The bank can experiment with:
– Tokenized feeder funds giving smaller tickets access to institutional strategies
– Blockchain-based registries replacing traditional transfer agent systems
– Smart-contract features governing redemption windows, lock‑ups, and investor eligibility
Even modest progress in this direction could redefine how clients access traditionally closed‑off investment segments, while giving Morgan Stanley a modernized infrastructure stack.
The Long Game: Building Durable Infrastructure, Not Chasing Hype
Oldenburg’s emphasis on a “long way to go” underscores that Morgan Stanley is framing crypto and tokenization as a multi‑year infrastructure build, not a short‑term trade on Bitcoin’s price. The bank is layering its involvement:
1. Establishing core exposure products (spot Bitcoin, then Ethereum and Solana if approved).
2. Adding tooling around tax, reporting, and portfolio analytics.
3. Exploring tokenization for both client‑facing products and internal capital markets operations.

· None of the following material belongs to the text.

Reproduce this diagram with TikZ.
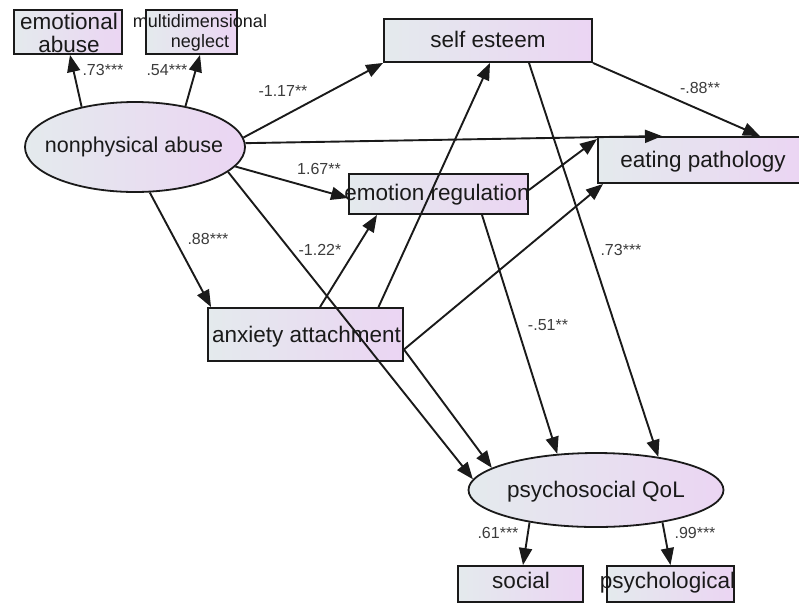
\documentclass[tikz,border=0pt]{standalone}
\usepackage{fontspec}
\setmainfont{Liberation Sans}
\usetikzlibrary{arrows.meta,shapes.geometric,calc}
\definecolor{shl}{HTML}{E4EAED}
\definecolor{shr}{HTML}{EBD5F3}
\definecolor{ink}{HTML}{1A1A1A}
\tikzset{
  boxshape/.style={rectangle, draw=ink, line width=1.9pt, left color=shl, right color=shr, inner sep=0pt},
  ovalshape/.style={ellipse, draw=ink, line width=1.8pt, left color=shl, right color=shr, inner sep=0pt},
  bigtext/.style={font=\fontsize{22.5}{23}\selectfont, text=ink, inner sep=0pt, align=center},
  coef/.style={font=\fontsize{16}{16}\selectfont, text=ink!85, inner sep=0pt},
  link/.style={draw=ink, line width=1.9pt, -{Triangle[length=17pt,width=13pt]}}
}
\begin{document}
\begin{tikzpicture}[x=1pt,y=-1pt]
\clip (0,0) rectangle (799,603);
\fill[white] (0,0) rectangle (799,603);
% shapes
\node[boxshape, minimum width=108pt, minimum height=44pt] (ea) at (68,32) {};
\node[boxshape, minimum width=91pt, minimum height=44pt] (mn) at (191.5,32) {};
\node[ovalshape, minimum width=220pt, minimum height=90pt] (npa) at (135,147) {};
\node[boxshape, minimum width=208pt, minimum height=43pt] (se) at (488,40.5) {};
\node[boxshape, minimum width=203pt, minimum height=46pt] (ep) at (699.5,160) {};
\node[boxshape, minimum width=179pt, minimum height=40pt] (er) at (438.5,194) {};
\node[boxshape, minimum width=195pt, minimum height=53pt] (aa) at (305.5,334.5) {};
\node[ovalshape, minimum width=255pt, minimum height=74pt] (qol) at (596,490) {};
\node[boxshape, minimum width=125pt, minimum height=36pt] (so) at (520.5,584) {};
\node[boxshape, minimum width=127pt, minimum height=36pt] (ps) at (670.5,584) {};
% texts
\node[bigtext] (eat) at (69,33) {emotional\\abuse};
\node[font=\fontsize{18}{20}\selectfont, text=ink, inner sep=0pt, align=center] (mnt) at (200,33) {multidimensional\\neglect};
\node[bigtext, font=\fontsize{21.5}{23}\selectfont, text height=15.5pt, text depth=4.5pt] (npat) at (134,147) {nonphysical abuse};
\node[bigtext, text height=16pt, text depth=4.7pt] (set) at (488,42) {self esteem};
\node[bigtext, text height=16pt, text depth=4.7pt] (ept) at (703,162) {eating pathology};
\node[bigtext, text height=16pt, text depth=4.7pt] (ert) at (437,195) {emotion regulation};
\node[bigtext, text height=16pt, text depth=4.7pt] (aat) at (306.5,337) {anxiety attachment};
\node[bigtext, text height=16pt, text depth=4.7pt] (qolt) at (596,492) {psychosocial QoL};
\node[bigtext, text height=16pt, text depth=4.7pt] (sot) at (521,583) {social};
\node[bigtext, text height=16pt, text depth=4.7pt] (pst) at (667.5,583) {psychological};
% connectors
\draw[link] (npa.143) -- ([xshift=2pt]ea.south);
\draw[link] (npa.39) -- ([xshift=8.5pt]mn.south);
\draw[link] (npa.5) -- (se.south west);
\draw[link] (npa.2) -- ([xshift=-37.5pt]ep.north);
\draw[link] (npa.-11) -- ([yshift=-4pt]er.west);
\draw[link] (npa.-72) -- ([xshift=4pt]aa.north west);
\draw[link] (npa.-15) -- (qol.175);
\draw[link] ([xshift=14.5pt]aa.north) -- ([xshift=-61.5pt]er.south);
\draw[link] ([xshift=73pt]aa.north) -- ([xshift=2pt]se.south);
\draw[link] ([yshift=-15pt]aa.east) -- ([xshift=6pt]ep.south west);
\draw[link] ([yshift=-15pt]aa.east) -- (qol.168);
\draw[link] ([yshift=4pt]er.east) -- ([yshift=-3pt]ep.north west);
\draw[link] ([xshift=43.5pt]er.south) -- (qol.137);
\draw[link] ([xshift=41pt]se.south) -- (qol.28);
\draw[link] (se.south east) -- ([xshift=60.5pt]ep.north);
\draw[link] (qol.206) -- ([xshift=2.5pt]so.north);
\draw[link] (qol.334) -- (ps.north);
% coefficients
\node[coef] (c1) at (103,70) {.73***};
\node[coef] (c2) at (167,70) {.54***};
\node[coef] (c3) at (283,91) {-1.17**};
\node[coef] (c4) at (319,169) {1.67**};
\node[coef] (c5) at (208,239) {.88***};
\node[coef] (c6) at (320,250) {-1.22*};
\node[coef] (c7) at (700,87.5) {-.88**};
\node[coef] (c8) at (621,250) {.73***};
\node[coef] (c9) at (548,325) {-.51**};
\node[coef] (c10) at (498,533) {.61***};
\node[coef] (c11) at (695,533) {.99***};
\end{tikzpicture}
\end{document}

4. Aligning everything with a heavily regulated, large‑scale wealth and asset management platform.
Each step reinforces the others, gradually making digital assets a normalized part of Morgan Stanley’s ecosystem. That, in turn, helps institutional investors treat the space as investable and governable, not chaotic or purely speculative.
What Comes After Bitcoin Is About More Than New Tickers
When Oldenburg says the firm is “not going to stop at just Bitcoin,” she is pointing to a transformation that goes beyond adding a few more crypto tickers to the product list. The next phase is about turning blockchains and tokenization into underlying rails for how assets are issued, traded, owned, and reported-while wrapping that in the tax, compliance, and risk frameworks demanded by large clients.
In practice, that means future Morgan Stanley clients may not just hold a Bitcoin ETF. They could own tokenized stakes in funds, interact with blockchain-based settlement behind the scenes, and rely on automated tax solutions that treat crypto and traditional assets as parts of a single, coherent portfolio.
The debut of the spot Bitcoin ETF marks the visible beginning of that shift. The real transformation, however, will be measured in how quickly and deeply Morgan Stanley weaves tokenization, multi‑asset exposure, and tax‑aware digital infrastructure into the core of its business-and how far it is willing to go beyond Bitcoin to reshape its role in the next generation of financial markets.